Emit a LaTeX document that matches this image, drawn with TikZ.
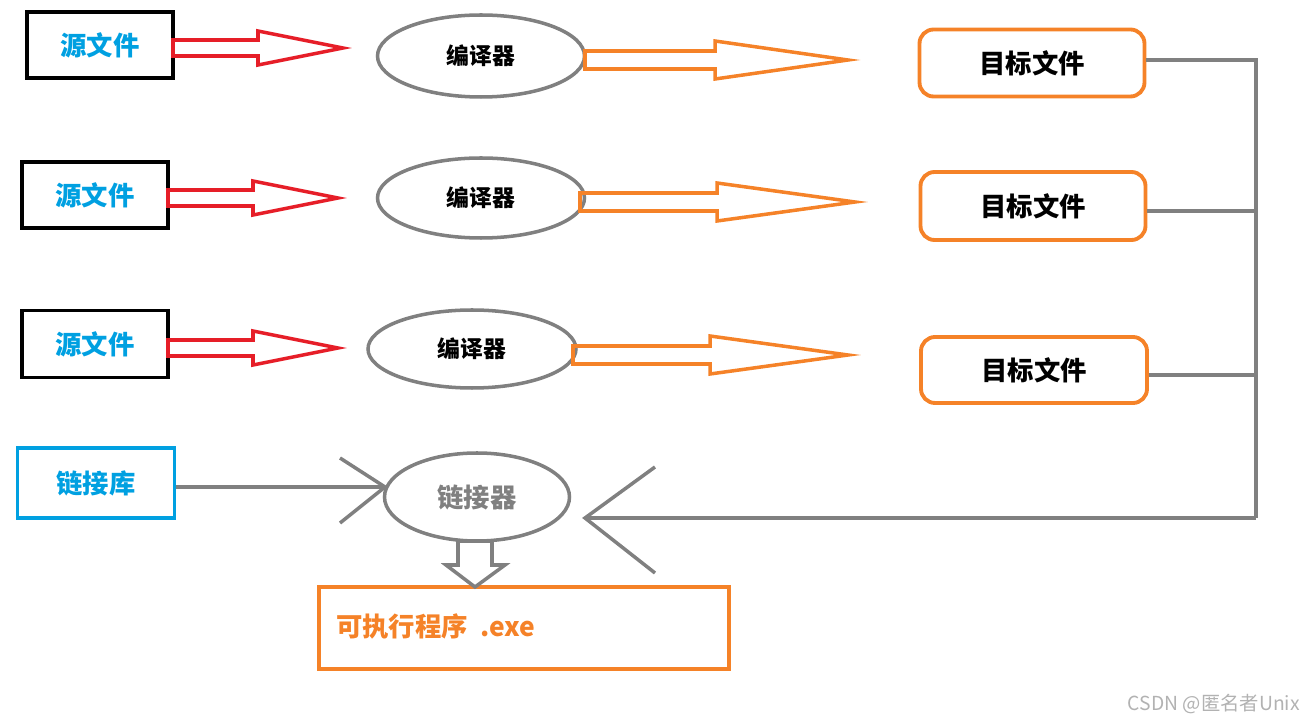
\documentclass[tikz,border=0pt]{standalone}
\usepackage{fontspec}
\newfontfamily\cjk{Noto Sans CJK SC}
\definecolor{cblue}{RGB}{0,160,225}
\definecolor{cred}{RGB}{230,30,40}
\definecolor{corange}{RGB}{245,130,40}
\definecolor{cgray}{RGB}{128,128,128}
\tikzset{
 srcbox/.style={draw=black,line width=2.2pt,text=cblue,font=\cjk\bfseries\fontsize{15}{17}\selectfont},
 comp/.style={draw=cgray,line width=2pt,ellipse,font=\cjk\bfseries\fontsize{13}{15}\selectfont},
 objbox/.style={draw=corange,line width=2.2pt,rounded corners=8pt,font=\cjk\bfseries\fontsize{15}{17}\selectfont},
 conn/.style={draw=cgray,line width=2pt},
 redarr/.style={draw=cred,line width=2pt,line join=miter},
 orarr/.style={draw=corange,line width=2pt,line join=miter}
}
\usetikzlibrary{shapes.geometric}
\begin{document}
\begin{tikzpicture}[x=0.02cm,y=-0.02cm]
\useasboundingbox (0,0) rectangle (1312,722);
% source boxes
\node[srcbox,minimum width=146*0.02cm,minimum height=66*0.02cm] (s1) at (100,45) {源文件};
\node[srcbox,minimum width=146*0.02cm,minimum height=66*0.02cm] (s2) at (95,195) {源文件};
\node[srcbox,minimum width=146*0.02cm,minimum height=67*0.02cm] (s3) at (95,344) {源文件};
\node[draw=cblue,line width=2.2pt,text=cblue,font=\cjk\bfseries\fontsize{15}{17}\selectfont,minimum width=157*0.02cm,minimum height=70*0.02cm] (lib) at (96,483) {链接库};
% compilers
\node[comp,minimum width=207*0.02cm,minimum height=82*0.02cm] (c1) at (481,56) {编译器};
\node[comp,minimum width=207*0.02cm,minimum height=80*0.02cm] (c2) at (481,198) {编译器};
\node[comp,minimum width=208*0.02cm,minimum height=78*0.02cm] (c3) at (472,349) {编译器};
\node[comp,text=cgray,font=\cjk\bfseries\fontsize{15}{17}\selectfont,minimum width=185*0.02cm,minimum height=88*0.02cm] (lk) at (477,497) {链接器};
% objects
\node[objbox,minimum width=225*0.02cm,minimum height=67*0.02cm] (o1) at (1032,63) {目标文件};
\node[objbox,minimum width=225*0.02cm,minimum height=68*0.02cm] (o2) at (1033,206) {目标文件};
\node[objbox,minimum width=226*0.02cm,minimum height=66*0.02cm] (o3) at (1034,370) {目标文件};
% exe
\node[draw=corange,line width=2.2pt,minimum width=410*0.02cm,minimum height=82*0.02cm] (exe) at (524,628) {};
\node[text=corange,font=\cjk\bfseries\fontsize{15}{17}\selectfont,anchor=west] (exet) at (330,626) {可执行程序\ \ .exe};
% red block arrows
\foreach \y/\xa/\xb in {48/173/343,198/168/338,348/168/338}{
 \draw[redarr] (\xa,\y-8) -- (\xa+85,\y-8) -- (\xa+85,\y-17) -- (\xb,\y) -- (\xa+85,\y+17) -- (\xa+85,\y+8) -- (\xa,\y+8) -- cycle;
}
% orange block arrows
\foreach \y/\xa/\xh/\xb in {60/585/715/848,202/580/717/855,355/573/710/848}{
 \draw[orarr] (\xa,\y-9) -- (\xh,\y-9) -- (\xh,\y-19) -- (\xb,\y) -- (\xh,\y+19) -- (\xh,\y+9) -- (\xa,\y+9) -- cycle;
}
% connectors
\coordinate (bus) at (1256,518);
\draw[conn] (o1.east |- 0,60) -- (1256,60) -- (bus);
\draw[conn] (o2.east |- 0,211) -- (1256,211);
\draw[conn] (o3.east |- 0,375) -- (1256,375);
\coordinate (tip) at (585,518);
\draw[conn] (bus) -- (tip);
\draw[conn] (655,467) -- (tip) -- (655,573);
\draw[conn] (lib.east |- 0,487) -- (385,487);
\draw[conn] (340,458) -- (385,487) -- (340,523);
% gray down arrow
\draw[conn,line join=miter] (458,541) -- (492,541) -- (492,565) -- (505,565) -- (475,587) -- (446,565) -- (458,565) -- cycle;
\node[text=black!30,font=\cjk\fontsize{11}{13}\selectfont,anchor=east] (wm) at (1306,704) {CSDN @匿名者Unix};
\end{tikzpicture}
\end{document}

============================================================

→ What you are asked to do:
Go through the listing above and write it out again exactly, dropping the pictures.

→ Completed exercise:
Emit a LaTeX document that matches this image, drawn with TikZ.
\documentclass[tikz,border=0pt]{standalone}
\usepackage{fontspec}
\newfontfamily\cjk{Noto Sans CJK SC}
\definecolor{cblue}{RGB}{0,160,225}
\definecolor{cred}{RGB}{230,30,40}
\definecolor{corange}{RGB}{245,130,40}
\definecolor{cgray}{RGB}{128,128,128}
\tikzset{
 srcbox/.style={draw=black,line width=2.2pt,text=cblue,font=\cjk\bfseries\fontsize{15}{17}\selectfont},
 comp/.style={draw=cgray,line width=2pt,ellipse,font=\cjk\bfseries\fontsize{13}{15}\selectfont},
 objbox/.style={draw=corange,line width=2.2pt,rounded corners=8pt,font=\cjk\bfseries\fontsize{15}{17}\selectfont},
 conn/.style={draw=cgray,line width=2pt},
 redarr/.style={draw=cred,line width=2pt,line join=miter},
 orarr/.style={draw=corange,line width=2pt,line join=miter}
}
\usetikzlibrary{shapes.geometric}
\begin{document}
\begin{tikzpicture}[x=0.02cm,y=-0.02cm]
\useasboundingbox (0,0) rectangle (1312,722);
% source boxes
\node[srcbox,minimum width=146*0.02cm,minimum height=66*0.02cm] (s1) at (100,45) {源文件};
\node[srcbox,minimum width=146*0.02cm,minimum height=66*0.02cm] (s2) at (95,195) {源文件};
\node[srcbox,minimum width=146*0.02cm,minimum height=67*0.02cm] (s3) at (95,344) {源文件};
\node[draw=cblue,line width=2.2pt,text=cblue,font=\cjk\bfseries\fontsize{15}{17}\selectfont,minimum width=157*0.02cm,minimum height=70*0.02cm] (lib) at (96,483) {链接库};
% compilers
\node[comp,minimum width=207*0.02cm,minimum height=82*0.02cm] (c1) at (481,56) {编译器};
\node[comp,minimum width=207*0.02cm,minimum height=80*0.02cm] (c2) at (481,198) {编译器};
\node[comp,minimum width=208*0.02cm,minimum height=78*0.02cm] (c3) at (472,349) {编译器};
\node[comp,text=cgray,font=\cjk\bfseries\fontsize{15}{17}\selectfont,minimum width=185*0.02cm,minimum height=88*0.02cm] (lk) at (477,497) {链接器};
% objects
\node[objbox,minimum width=225*0.02cm,minimum height=67*0.02cm] (o1) at (1032,63) {目标文件};
\node[objbox,minimum width=225*0.02cm,minimum height=68*0.02cm] (o2) at (1033,206) {目标文件};
\node[objbox,minimum width=226*0.02cm,minimum height=66*0.02cm] (o3) at (1034,370) {目标文件};
% exe
\node[draw=corange,line width=2.2pt,minimum width=410*0.02cm,minimum height=82*0.02cm] (exe) at (524,628) {};
\node[text=corange,font=\cjk\bfseries\fontsize{15}{17}\selectfont,anchor=west] (exet) at (330,626) {可执行程序\ \ .exe};
% red block arrows
\foreach \y/\xa/\xb in {48/173/343,198/168/338,348/168/338}{
 \draw[redarr] (\xa,\y-8) -- (\xa+85,\y-8) -- (\xa+85,\y-17) -- (\xb,\y) -- (\xa+85,\y+17) -- (\xa+85,\y+8) -- (\xa,\y+8) -- cycle;
}
% orange block arrows
\foreach \y/\xa/\xh/\xb in {60/585/715/848,202/580/717/855,355/573/710/848}{
 \draw[orarr] (\xa,\y-9) -- (\xh,\y-9) -- (\xh,\y-19) -- (\xb,\y) -- (\xh,\y+19) -- (\xh,\y+9) -- (\xa,\y+9) -- cycle;
}
% connectors
\coordinate (bus) at (1256,518);
\draw[conn] (o1.east |- 0,60) -- (1256,60) -- (bus);
\draw[conn] (o2.east |- 0,211) -- (1256,211);
\draw[conn] (o3.east |- 0,375) -- (1256,375);
\coordinate (tip) at (585,518);
\draw[conn] (bus) -- (tip);
\draw[conn] (655,467) -- (tip) -- (655,573);
\draw[conn] (lib.east |- 0,487) -- (385,487);
\draw[conn] (340,458) -- (385,487) -- (340,523);
% gray down arrow
\draw[conn,line join=miter] (458,541) -- (492,541) -- (492,565) -- (505,565) -- (475,587) -- (446,565) -- (458,565) -- cycle;
\node[text=black!30,font=\cjk\fontsize{11}{13}\selectfont,anchor=east] (wm) at (1306,704) {CSDN @匿名者Unix};
\end{tikzpicture}
\end{document}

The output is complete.